#### Task description:
Transcribe all of the material exactly.

## Begin Material provided

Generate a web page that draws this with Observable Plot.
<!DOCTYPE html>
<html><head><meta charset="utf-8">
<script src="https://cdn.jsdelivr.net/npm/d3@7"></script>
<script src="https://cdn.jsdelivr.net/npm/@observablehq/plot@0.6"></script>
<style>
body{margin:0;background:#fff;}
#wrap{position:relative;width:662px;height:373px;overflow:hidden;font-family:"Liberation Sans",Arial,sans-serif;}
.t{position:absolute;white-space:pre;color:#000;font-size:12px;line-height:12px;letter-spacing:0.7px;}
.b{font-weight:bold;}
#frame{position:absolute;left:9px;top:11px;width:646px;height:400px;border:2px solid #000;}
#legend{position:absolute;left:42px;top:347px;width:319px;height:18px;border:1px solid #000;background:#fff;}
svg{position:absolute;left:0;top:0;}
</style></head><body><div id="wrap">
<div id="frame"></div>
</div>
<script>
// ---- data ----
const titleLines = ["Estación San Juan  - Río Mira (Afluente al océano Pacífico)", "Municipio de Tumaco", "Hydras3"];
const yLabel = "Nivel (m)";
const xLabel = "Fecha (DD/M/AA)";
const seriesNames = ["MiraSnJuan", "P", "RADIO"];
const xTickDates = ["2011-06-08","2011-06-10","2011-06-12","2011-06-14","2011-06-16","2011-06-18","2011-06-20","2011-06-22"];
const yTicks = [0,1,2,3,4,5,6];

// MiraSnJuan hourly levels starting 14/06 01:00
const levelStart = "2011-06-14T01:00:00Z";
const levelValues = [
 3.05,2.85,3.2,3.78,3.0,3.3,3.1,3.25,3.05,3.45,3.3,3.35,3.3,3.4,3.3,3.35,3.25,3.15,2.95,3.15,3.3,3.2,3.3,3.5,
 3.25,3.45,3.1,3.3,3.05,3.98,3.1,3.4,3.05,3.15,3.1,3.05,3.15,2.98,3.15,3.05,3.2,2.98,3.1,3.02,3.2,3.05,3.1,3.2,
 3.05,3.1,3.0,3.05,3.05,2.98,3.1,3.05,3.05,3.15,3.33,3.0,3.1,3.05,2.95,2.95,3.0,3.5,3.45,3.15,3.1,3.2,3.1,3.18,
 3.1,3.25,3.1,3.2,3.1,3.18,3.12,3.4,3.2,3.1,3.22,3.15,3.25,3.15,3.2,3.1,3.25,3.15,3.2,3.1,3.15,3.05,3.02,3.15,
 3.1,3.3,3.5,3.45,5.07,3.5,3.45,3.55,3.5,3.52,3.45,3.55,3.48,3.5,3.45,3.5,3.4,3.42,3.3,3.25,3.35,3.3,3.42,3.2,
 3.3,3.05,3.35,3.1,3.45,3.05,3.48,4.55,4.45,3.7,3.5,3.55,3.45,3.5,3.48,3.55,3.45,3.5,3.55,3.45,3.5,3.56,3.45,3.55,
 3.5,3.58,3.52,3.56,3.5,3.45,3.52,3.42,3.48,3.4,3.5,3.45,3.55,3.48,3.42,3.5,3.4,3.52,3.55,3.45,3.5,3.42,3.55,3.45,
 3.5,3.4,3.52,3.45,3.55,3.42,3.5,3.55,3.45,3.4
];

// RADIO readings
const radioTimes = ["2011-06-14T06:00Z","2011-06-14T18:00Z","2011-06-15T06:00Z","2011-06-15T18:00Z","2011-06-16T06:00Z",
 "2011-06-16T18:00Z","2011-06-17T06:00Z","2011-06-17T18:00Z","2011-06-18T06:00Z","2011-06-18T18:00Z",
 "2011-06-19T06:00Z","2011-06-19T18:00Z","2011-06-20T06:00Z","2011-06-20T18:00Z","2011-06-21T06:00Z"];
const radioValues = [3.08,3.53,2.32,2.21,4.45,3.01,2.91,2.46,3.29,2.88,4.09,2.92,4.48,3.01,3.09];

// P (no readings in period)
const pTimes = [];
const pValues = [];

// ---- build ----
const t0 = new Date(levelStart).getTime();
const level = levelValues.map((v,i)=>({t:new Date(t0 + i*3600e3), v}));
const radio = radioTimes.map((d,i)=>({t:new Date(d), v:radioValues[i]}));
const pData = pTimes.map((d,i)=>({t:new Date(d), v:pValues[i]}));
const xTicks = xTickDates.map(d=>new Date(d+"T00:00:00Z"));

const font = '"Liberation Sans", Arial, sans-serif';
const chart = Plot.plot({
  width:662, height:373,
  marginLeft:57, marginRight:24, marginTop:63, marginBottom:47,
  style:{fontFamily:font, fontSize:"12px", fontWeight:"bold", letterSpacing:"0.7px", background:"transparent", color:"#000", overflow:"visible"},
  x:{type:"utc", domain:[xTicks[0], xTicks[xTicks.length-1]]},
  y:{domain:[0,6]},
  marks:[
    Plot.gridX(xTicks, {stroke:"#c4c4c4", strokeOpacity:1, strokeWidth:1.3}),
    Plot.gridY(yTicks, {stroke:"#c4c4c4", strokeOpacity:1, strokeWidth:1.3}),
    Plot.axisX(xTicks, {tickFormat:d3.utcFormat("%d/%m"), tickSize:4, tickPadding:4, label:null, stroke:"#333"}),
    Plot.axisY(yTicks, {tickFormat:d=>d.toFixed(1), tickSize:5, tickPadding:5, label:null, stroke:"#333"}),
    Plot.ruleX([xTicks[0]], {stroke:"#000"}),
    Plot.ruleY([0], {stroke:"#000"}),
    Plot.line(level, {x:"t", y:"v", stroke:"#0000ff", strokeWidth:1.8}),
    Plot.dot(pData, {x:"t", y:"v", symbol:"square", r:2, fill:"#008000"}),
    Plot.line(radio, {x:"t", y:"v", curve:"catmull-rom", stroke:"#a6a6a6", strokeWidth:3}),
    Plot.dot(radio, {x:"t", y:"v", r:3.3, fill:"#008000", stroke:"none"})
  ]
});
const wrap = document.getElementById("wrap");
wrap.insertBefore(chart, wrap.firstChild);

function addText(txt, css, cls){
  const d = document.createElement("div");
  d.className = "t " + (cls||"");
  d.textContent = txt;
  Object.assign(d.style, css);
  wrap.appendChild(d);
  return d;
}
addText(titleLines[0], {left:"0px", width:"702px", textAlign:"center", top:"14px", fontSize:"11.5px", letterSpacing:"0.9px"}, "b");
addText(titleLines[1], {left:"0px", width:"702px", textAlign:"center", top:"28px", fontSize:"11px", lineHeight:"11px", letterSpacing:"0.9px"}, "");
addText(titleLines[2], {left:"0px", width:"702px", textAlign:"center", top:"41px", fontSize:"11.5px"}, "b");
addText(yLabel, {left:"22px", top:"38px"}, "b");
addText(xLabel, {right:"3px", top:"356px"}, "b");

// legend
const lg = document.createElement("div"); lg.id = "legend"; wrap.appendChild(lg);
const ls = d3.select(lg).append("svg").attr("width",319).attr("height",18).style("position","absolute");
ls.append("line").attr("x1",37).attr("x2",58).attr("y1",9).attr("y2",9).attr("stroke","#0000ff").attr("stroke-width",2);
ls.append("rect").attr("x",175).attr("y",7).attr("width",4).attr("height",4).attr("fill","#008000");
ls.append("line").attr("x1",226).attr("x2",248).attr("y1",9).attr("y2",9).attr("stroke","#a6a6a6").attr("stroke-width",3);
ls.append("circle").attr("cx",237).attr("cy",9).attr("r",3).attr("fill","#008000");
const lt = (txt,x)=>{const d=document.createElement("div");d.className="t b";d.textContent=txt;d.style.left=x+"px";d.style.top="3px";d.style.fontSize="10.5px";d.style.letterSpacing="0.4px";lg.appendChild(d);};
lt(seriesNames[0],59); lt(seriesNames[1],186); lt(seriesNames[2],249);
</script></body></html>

## End Material provided

#### Answer to this task:
Generate a web page that draws this with Observable Plot.
<!DOCTYPE html>
<html><head><meta charset="utf-8">
<script src="https://cdn.jsdelivr.net/npm/d3@7"></script>
<script src="https://cdn.jsdelivr.net/npm/@observablehq/plot@0.6"></script>
<style>
body{margin:0;background:#fff;}
#wrap{position:relative;width:662px;height:373px;overflow:hidden;font-family:"Liberation Sans",Arial,sans-serif;}
.t{position:absolute;white-space:pre;color:#000;font-size:12px;line-height:12px;letter-spacing:0.7px;}
.b{font-weight:bold;}
#frame{position:absolute;left:9px;top:11px;width:646px;height:400px;border:2px solid #000;}
#legend{position:absolute;left:42px;top:347px;width:319px;height:18px;border:1px solid #000;background:#fff;}
svg{position:absolute;left:0;top:0;}
</style></head><body><div id="wrap">
<div id="frame"></div>
</div>
<script>
// ---- data ----
const titleLines = ["Estación San Juan  - Río Mira (Afluente al océano Pacífico)", "Municipio de Tumaco", "Hydras3"];
const yLabel = "Nivel (m)";
const xLabel = "Fecha (DD/M/AA)";
const seriesNames = ["MiraSnJuan", "P", "RADIO"];
const xTickDates = ["2011-06-08","2011-06-10","2011-06-12","2011-06-14","2011-06-16","2011-06-18","2011-06-20","2011-06-22"];
const yTicks = [0,1,2,3,4,5,6];

// MiraSnJuan hourly levels starting 14/06 01:00
const levelStart = "2011-06-14T01:00:00Z";
const levelValues = [
 3.05,2.85,3.2,3.78,3.0,3.3,3.1,3.25,3.05,3.45,3.3,3.35,3.3,3.4,3.3,3.35,3.25,3.15,2.95,3.15,3.3,3.2,3.3,3.5,
 3.25,3.45,3.1,3.3,3.05,3.98,3.1,3.4,3.05,3.15,3.1,3.05,3.15,2.98,3.15,3.05,3.2,2.98,3.1,3.02,3.2,3.05,3.1,3.2,
 3.05,3.1,3.0,3.05,3.05,2.98,3.1,3.05,3.05,3.15,3.33,3.0,3.1,3.05,2.95,2.95,3.0,3.5,3.45,3.15,3.1,3.2,3.1,3.18,
 3.1,3.25,3.1,3.2,3.1,3.18,3.12,3.4,3.2,3.1,3.22,3.15,3.25,3.15,3.2,3.1,3.25,3.15,3.2,3.1,3.15,3.05,3.02,3.15,
 3.1,3.3,3.5,3.45,5.07,3.5,3.45,3.55,3.5,3.52,3.45,3.55,3.48,3.5,3.45,3.5,3.4,3.42,3.3,3.25,3.35,3.3,3.42,3.2,
 3.3,3.05,3.35,3.1,3.45,3.05,3.48,4.55,4.45,3.7,3.5,3.55,3.45,3.5,3.48,3.55,3.45,3.5,3.55,3.45,3.5,3.56,3.45,3.55,
 3.5,3.58,3.52,3.56,3.5,3.45,3.52,3.42,3.48,3.4,3.5,3.45,3.55,3.48,3.42,3.5,3.4,3.52,3.55,3.45,3.5,3.42,3.55,3.45,
 3.5,3.4,3.52,3.45,3.55,3.42,3.5,3.55,3.45,3.4
];

// RADIO readings
const radioTimes = ["2011-06-14T06:00Z","2011-06-14T18:00Z","2011-06-15T06:00Z","2011-06-15T18:00Z","2011-06-16T06:00Z",
 "2011-06-16T18:00Z","2011-06-17T06:00Z","2011-06-17T18:00Z","2011-06-18T06:00Z","2011-06-18T18:00Z",
 "2011-06-19T06:00Z","2011-06-19T18:00Z","2011-06-20T06:00Z","2011-06-20T18:00Z","2011-06-21T06:00Z"];
const radioValues = [3.08,3.53,2.32,2.21,4.45,3.01,2.91,2.46,3.29,2.88,4.09,2.92,4.48,3.01,3.09];

// P (no readings in period)
const pTimes = [];
const pValues = [];

// ---- build ----
const t0 = new Date(levelStart).getTime();
const level = levelValues.map((v,i)=>({t:new Date(t0 + i*3600e3), v}));
const radio = radioTimes.map((d,i)=>({t:new Date(d), v:radioValues[i]}));
const pData = pTimes.map((d,i)=>({t:new Date(d), v:pValues[i]}));
const xTicks = xTickDates.map(d=>new Date(d+"T00:00:00Z"));

const font = '"Liberation Sans", Arial, sans-serif';
const chart = Plot.plot({
  width:662, height:373,
  marginLeft:57, marginRight:24, marginTop:63, marginBottom:47,
  style:{fontFamily:font, fontSize:"12px", fontWeight:"bold", letterSpacing:"0.7px", background:"transparent", color:"#000", overflow:"visible"},
  x:{type:"utc", domain:[xTicks[0], xTicks[xTicks.length-1]]},
  y:{domain:[0,6]},
  marks:[
    Plot.gridX(xTicks, {stroke:"#c4c4c4", strokeOpacity:1, strokeWidth:1.3}),
    Plot.gridY(yTicks, {stroke:"#c4c4c4", strokeOpacity:1, strokeWidth:1.3}),
    Plot.axisX(xTicks, {tickFormat:d3.utcFormat("%d/%m"), tickSize:4, tickPadding:4, label:null, stroke:"#333"}),
    Plot.axisY(yTicks, {tickFormat:d=>d.toFixed(1), tickSize:5, tickPadding:5, label:null, stroke:"#333"}),
    Plot.ruleX([xTicks[0]], {stroke:"#000"}),
    Plot.ruleY([0], {stroke:"#000"}),
    Plot.line(level, {x:"t", y:"v", stroke:"#0000ff", strokeWidth:1.8}),
    Plot.dot(pData, {x:"t", y:"v", symbol:"square", r:2, fill:"#008000"}),
    Plot.line(radio, {x:"t", y:"v", curve:"catmull-rom", stroke:"#a6a6a6", strokeWidth:3}),
    Plot.dot(radio, {x:"t", y:"v", r:3.3, fill:"#008000", stroke:"none"})
  ]
});
const wrap = document.getElementById("wrap");
wrap.insertBefore(chart, wrap.firstChild);

function addText(txt, css, cls){
  const d = document.createElement("div");
  d.className = "t " + (cls||"");
  d.textContent = txt;
  Object.assign(d.style, css);
  wrap.appendChild(d);
  return d;
}
addText(titleLines[0], {left:"0px", width:"702px", textAlign:"center", top:"14px", fontSize:"11.5px", letterSpacing:"0.9px"}, "b");
addText(titleLines[1], {left:"0px", width:"702px", textAlign:"center", top:"28px", fontSize:"11px", lineHeight:"11px", letterSpacing:"0.9px"}, "");
addText(titleLines[2], {left:"0px", width:"702px", textAlign:"center", top:"41px", fontSize:"11.5px"}, "b");
addText(yLabel, {left:"22px", top:"38px"}, "b");
addText(xLabel, {right:"3px", top:"356px"}, "b");

// legend
const lg = document.createElement("div"); lg.id = "legend"; wrap.appendChild(lg);
const ls = d3.select(lg).append("svg").attr("width",319).attr("height",18).style("position","absolute");
ls.append("line").attr("x1",37).attr("x2",58).attr("y1",9).attr("y2",9).attr("stroke","#0000ff").attr("stroke-width",2);
ls.append("rect").attr("x",175).attr("y",7).attr("width",4).attr("height",4).attr("fill","#008000");
ls.append("line").attr("x1",226).attr("x2",248).attr("y1",9).attr("y2",9).attr("stroke","#a6a6a6").attr("stroke-width",3);
ls.append("circle").attr("cx",237).attr("cy",9).attr("r",3).attr("fill","#008000");
const lt = (txt,x)=>{const d=document.createElement("div");d.className="t b";d.textContent=txt;d.style.left=x+"px";d.style.top="3px";d.style.fontSize="10.5px";d.style.letterSpacing="0.4px";lg.appendChild(d);};
lt(seriesNames[0],59); lt(seriesNames[1],186); lt(seriesNames[2],249);
</script></body></html>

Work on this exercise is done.